Many of you probably saw a post from Forbes last week about the 14 things successful people do at the weekend. A fluff piece if ever I saw one – you only have to look at the title to see that. But an OK fluff piece. A few contributors offer advice and it’s pulled together as a post.
I was amazed that they found 14, and thought they’d stretched it a bit with a few of them. The key points were to make time for friends and family, socialise, get exercise, take in some sport or culture, switch off from technology, relax etc. And to avoid chores (number 1 on my list every weekend). I’d had a fairly chilled weekend myself, a bit of a home alone one, and had managed to do pretty much all of those, and I didn’t really give it much thought beyond that.
When I wrote about lists a few months back I made mention of this type of content. It’s subjective, not to be taken too seriously and passes a few minutes. As someone who curates content for others I have learned that these fluff piece do seem to engage and to get people interacting – hard as it may be for the social HR/Recruitment commentariat to stomach, but some less social savvy followers enjoy it.

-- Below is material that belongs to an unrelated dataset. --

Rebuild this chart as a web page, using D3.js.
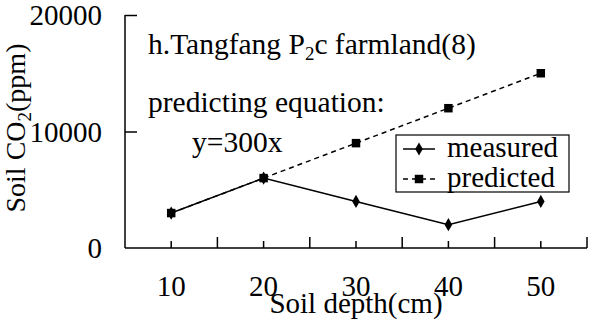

And so I shared the Forbes post on LinkedIn, not to everyone’s approval. The overall view was that the post was patronising, and we didn’t need Forbes to tell us how to spend the weekend. Which is true…except I’m not sure how many readers would have thought that the article was a checklist of things they ought to be doing.
As I said at the time of the HR Power Tweeters list furore, I think some are in danger of over intellectualising the thought processes behind this type of content. There’s a place for all of it – the navel gazing posts, the think piece posts, the humorous posts, the photo montage posts, the list posts…and the fluffy posts.